Selecting a week or other heading in the leftmost column with open a matrix for
that assignment, with problems listed on the leftmost column and student user
id initials across the top. Selecting any entry shows the students response and
the comment of the instructor. A square in the matrix is red if the most recent
response came from the student and green if the most recent activity is a
comment from the instructor. Mathematical autobiographies are automatically
private, i.e. so they only available to be read by the instructors of that
class.
One
(unintended) consequence of the ability to respond to comments is that some
students engage in a dialogue until they get all the aspects of a problem
correct. While this is certainly beneficial to the student, it involves extra
time on the part of the instructor. Even without such back-and-forth online
discussion, the practice of providing responses before the beginning of the
next class involves a serious time commitment on the part of the instructor.
Before
class on Tuesday, students are expected to read the comments on their work as
well as the Solution Key, usually a compilation of exemplary (or at least
interesting) responses transferred from student responses by the instructor,
often together with additional commentary. It is possible for students to enter
comments about the work of others in the class, although this aspect is not
often used unless the instructor specifically requests it on certain occasions.
This
commitment on the part of the students and the instructor is substantial and
labor intensive. For 30 students, it is possible to keep up the effort; for 66,
it is far more difficult. There are two major differences that emerged in the
course in the fall of 2008: First of all, students still were faithful and
appreciative about reading comments on their own work, but fewer took the
opportunity to look at the work of other students in the Tensor, relying
instead on the selected responses collected in the Solution Key. Secondly, to a
much greater extent than previously, the course employed group work. Each of
these aspects was treated in the end-of-course questionnaire, and the
assessment based on these data appears in the final section of this paper, where
we also refer to suggestions and comments about the privacy option and the
Solution Key.
One
aspect that did not change was student use of the demonstration software in
assignments and in the interactive laboratories. Under the Resources Menu in
the course webpage, there is a link to the interactive laboratories developed
using the senior thesis of David Eigen, a math-CS concentrator who devised the
program for generating Java applets for use in a variety of mathematics courses
at Brown. The Math 35 page includes a basic tutorial for using the Java demos.

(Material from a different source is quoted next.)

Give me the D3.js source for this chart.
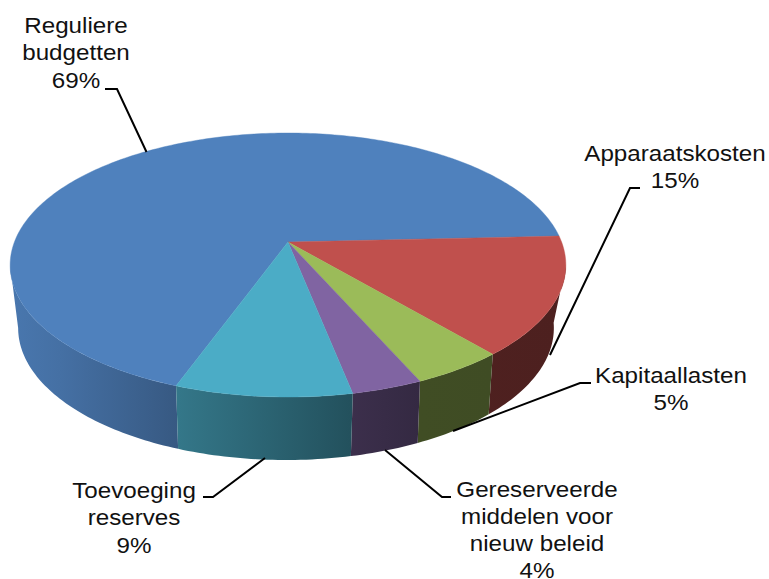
<!DOCTYPE html>
<html>
<head>
<meta charset="utf-8">
<script src="https://cdnjs.cloudflare.com/ajax/libs/d3/7.8.5/d3.min.js"></script>
<style>
  html, body { margin: 0; padding: 0; background: #fff; }
  svg { display: block; }
  text { font-family: "Liberation Sans", Arial, sans-serif; font-size: 21.6px; fill: #111; text-anchor: middle; }
</style>
</head>
<body>
<svg class="chart" width="769" height="579"></svg>
<script>
// values, the labels show them rounded
const categories = ['Reguliere budgetten', 'Apparaatskosten', 'Kapitaallasten', 'Gereserveerde middelen voor nieuw beleid', 'Toevoeging reserves'];
const shares = [68.7, 14.5, 4.6, 3.5, 8.7];
const colours = ['#4f81bd', '#c0504d', '#9bbb59', '#8064a2', '#4bacc6'];

// label lines and leader lines, same order as categories
const labelLines = [
  ['Reguliere', 'budgetten'],
  ['Apparaatskosten'],
  ['Kapitaallasten'],
  ['Gereserveerde', 'middelen voor', 'nieuw beleid'],
  ['Toevoeging', 'reserves']
];
const labelPos = [[76, 33], [675, 160.5], [671, 383], [537, 496.5], [134, 498]];
const leaders = [
  [[105, 89], [117, 89], [146.5, 152]],
  [[640, 188], [630, 188], [550, 355]],
  [[591, 383], [580, 383], [453, 431]],
  [[451, 497], [442, 497], [385, 450]],
  [[203, 497], [213, 497], [265, 458]]
];
const lineHeight = 27.3;
const textStretch = 1.12; // the reference text is a bit wider than the font

// 3d pie set up: apex, radii and perspective of the top face
const apex = [288, 242];
const radX = 273.6, radY = 128, persp = 0.1743;
const rad = d => d * Math.PI / 180;

// bottom rim is a smaller ellipse, a little to the left of the top one
const topMid = [288, 265], bottomMid = [286, 328], bottomScaleX = 268 / 278;
const rimSkew = rad(2.3);

const svg = d3.select('svg.chart');
const defs = svg.append('defs');

// wall shading goes darker from left to right
const shade = d3.scaleLinear().domain([10, 60, 178, 350, 420, 565]).range([0.92, 0.87, 0.69, 0.47, 0.41, 0.4]);

function project(theta) {
  const u = Math.cos(theta), v = Math.sin(theta), w = 1 - persp * v;
  return [apex[0] + radX * u / w, apex[1] + radY * v / w];
}
function projectBottom(theta) {
  const p = project(theta - rimSkew * Math.max(Math.cos(theta), 0));
  return [bottomMid[0] + (p[0] - topMid[0]) * bottomScaleX, bottomMid[1] + (p[1] - topMid[1])];
}
function rim(a0, a1, fn) {
  const n = Math.max(2, Math.ceil(Math.abs(a1 - a0) / rad(1)));
  return d3.range(n + 1).map(i => fn(a0 + (a1 - a0) * i / n));
}

const pie = d3.pie().sort(null)
  .startAngle(rad(200))
  .endAngle(rad(200 + 360));
const arcs = pie(shares).map(d => {
  let t0 = d.startAngle - Math.PI / 2, t1 = d.endAngle - Math.PI / 2;
  // slices past the back of the pie wrap round to the front
  if (t0 >= rad(355)) { t0 -= 2 * Math.PI; t1 -= 2 * Math.PI; }
  return { ...d, t0, t1 };
});

const line = d3.line();

// side walls first, tops go over them. Walls stop where the rim turns away
const front0 = rad(10), front1 = rad(170);
const walls = svg.append('g').attr('class', 'walls');
arcs.forEach((d, i) => {
  const t0 = Math.max(d.t0, front0), t1 = Math.min(d.t1, front1);
  if (t1 <= t0) return;
  const grad = defs.append('linearGradient')
    .attr('id', 'wall' + i)
    .attr('gradientUnits', 'userSpaceOnUse')
    .attr('x1', 0).attr('x2', 769).attr('y1', 0).attr('y2', 0);
  shade.domain().forEach(x => {
    const base = d3.rgb(colours[i]), k = shade(x);
    grad.append('stop')
      .attr('offset', x / 769)
      .attr('stop-color', d3.rgb(base.r * k, base.g * k, base.b * k).formatHex());
  });
  const pts = rim(t0, t1, project).concat(rim(t1, t0, projectBottom));
  walls.append('path')
    .attr('d', line(pts) + 'Z')
    .attr('fill', `url(#wall${i})`);
});

svg.append('g').attr('class', 'tops')
  .selectAll('path')
  .data(arcs)
  .join('path')
  .attr('d', d => line([apex].concat(rim(d.t0, d.t1, project))) + 'Z')
  .attr('fill', (d, i) => colours[i])
  .attr('stroke', (d, i) => colours[i])
  .attr('stroke-width', 0.4);

// leader lines
svg.append('g').attr('class', 'leaders')
  .selectAll('path')
  .data(leaders)
  .join('path')
  .attr('d', d => line(d))
  .attr('fill', 'none')
  .attr('stroke', '#000')
  .attr('stroke-width', 2);

// labels, name lines and then the percentage
const labels = svg.append('g').attr('class', 'labels')
  .selectAll('text')
  .data(categories)
  .join('text')
  .attr('transform', (d, i) => `translate(${labelPos[i][0]},${labelPos[i][1]}) scale(${textStretch},1)`);
labels.selectAll('tspan')
  .data((d, i) => labelLines[i].concat(Math.round(shares[i]) + '%'))
  .join('tspan')
  .attr('x', 0)
  .attr('y', (d, i) => i * lineHeight)
  .text(d => d);
</script>
</body>
</html>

Each section of the labs starts with a labeled picture and a plus sign that can
be selected to see more information about the concept illustrated in the demo
as well as a button that opens a Java applet. The student can explore a
particular phenomenon, entering in new data and manipulating the images. In
order to share what he or she has discovered or created, the student can save
the applet tag and enter it into a homework answer or a discussion. Anyone who
opens the button that appears in the document will enter the program exactly
where the student left off. The instructor or another student can then make
comments, sometimes illustrated by a modification of the given applet.
A
difference from earlier instances this course is the variety of techniques used
by students to enter their responses in the Tensor. As a result of student
suggestions and requests from earlier courses, we included
“shortcuts” to make it easier for students to type mathematical
expression in html. A number of students continued to use this feature
throughout the semester, while others chose to use more sophisticated software,
primarily LaTeX. We also made it more straightforward for students to upload
their written work and many chose to submit their work this way, both in
assignments and in examinations. It is probably worthwhile repeating the
comment made in previous papers that students can immediately type their work
into the Tensor without any significant preparation or instruction, once they
know how to enter exponents and subscripts and a few mathematical symbols for
inequalities and the square root. For example, in the first assignment after
the first lecture, Thunwa Theerakarn
typed in his answer to the following problem:
Problem: What is the range of the function f(x,y) = x2 + 2bxy + y2, defined for all (x,y)? (The answer will depend on b. Try to cover all possible cases.)
Thunwa Theerakarn at 2008-09-07 17:07:43.0
To find the range of the function f(x,y) = x2 + 2bxy + y2, for any y, we can choose t = x + by. Then f(x,y) = t2 + (1- b2) y2
Case |b| ≤ 1 :
Since t2 ≥ 0 and (1- b2) y2 ≥ 0, we have f(x,y) ≥ 0.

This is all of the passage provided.